Advanced Techniques and Considerations

• Dealing with Fractional or Decimal Values of 'a': When a is a fraction or decimal, the parabola will be wider than the standard parabola y = x² if the absolute value of a is less than 1, and narrower if the absolute value of a is greater than 1. This affects how quickly the y-values change as you move away from the vertex.

• Finding the x-intercepts: The x-intercepts (where the parabola crosses the x-axis) can be found by setting y = 0 and solving for x. In vertex form, this involves isolating the squared term and then taking the square root of both sides. Remember to consider both the positive and negative square roots.

• Finding the y-intercept: The y-intercept (where the parabola crosses the y-axis) can be found by setting x = 0 in the equation. This is usually straightforward to calculate, especially when the equation is in vertex form.

• Using Technology: Graphing calculators and online graphing tools can be used to quickly and accurately graph quadratic equations. These tools can also help you find the vertex, intercepts, and other key features of the parabola. However, it's important to understand the underlying concepts and be able to graph the equations manually as well.

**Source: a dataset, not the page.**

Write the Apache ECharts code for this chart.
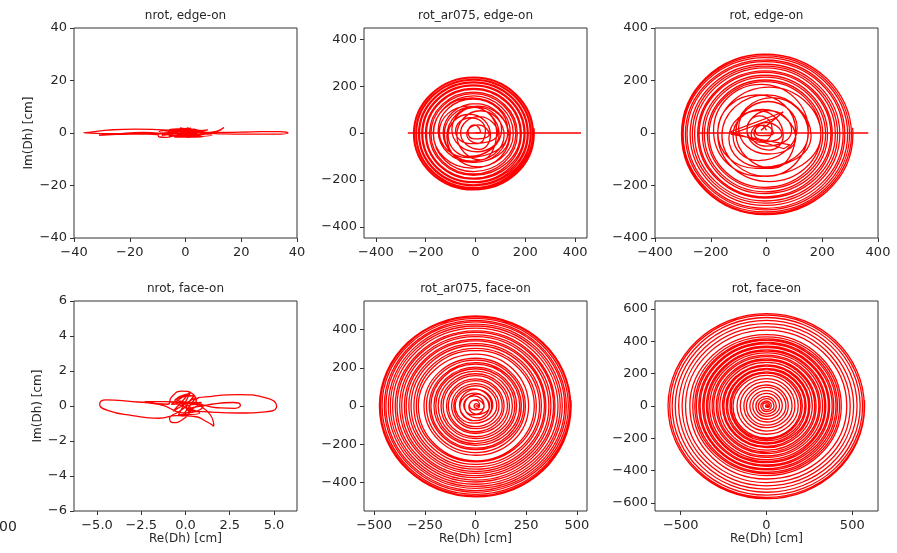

• Transformations of the Basic Parabola (y = x²): Vertex form clearly shows how the basic parabola y = x² is transformed:

  • a stretches or compresses the parabola vertically. If |a| > 1, the parabola is stretched (narrower). If 0 < |a| < 1, the parabola is compressed (wider). If a < 0, the parabola is also reflected across the x-axis.
  • h shifts the parabola horizontally. A positive h shifts the parabola to the right, and a negative h shifts it to the left.
  • k shifts the parabola vertically. A positive k shifts the parabola upwards, and a negative k shifts it downwards.

Conclusion

Graphing quadratic equations in vertex form is a powerful technique that provides valuable insights into the properties of parabolas. By understanding the role of each parameter in the vertex form equation, you can quickly and accurately sketch the graph of any quadratic function. This skill is essential for various applications in mathematics, science, and engineering, making it a worthwhile investment of your time and effort. Remember to practice regularly and pay attention to the details to master this technique. The ability to visualize and analyze quadratic equations is a valuable asset in problem-solving and critical thinking.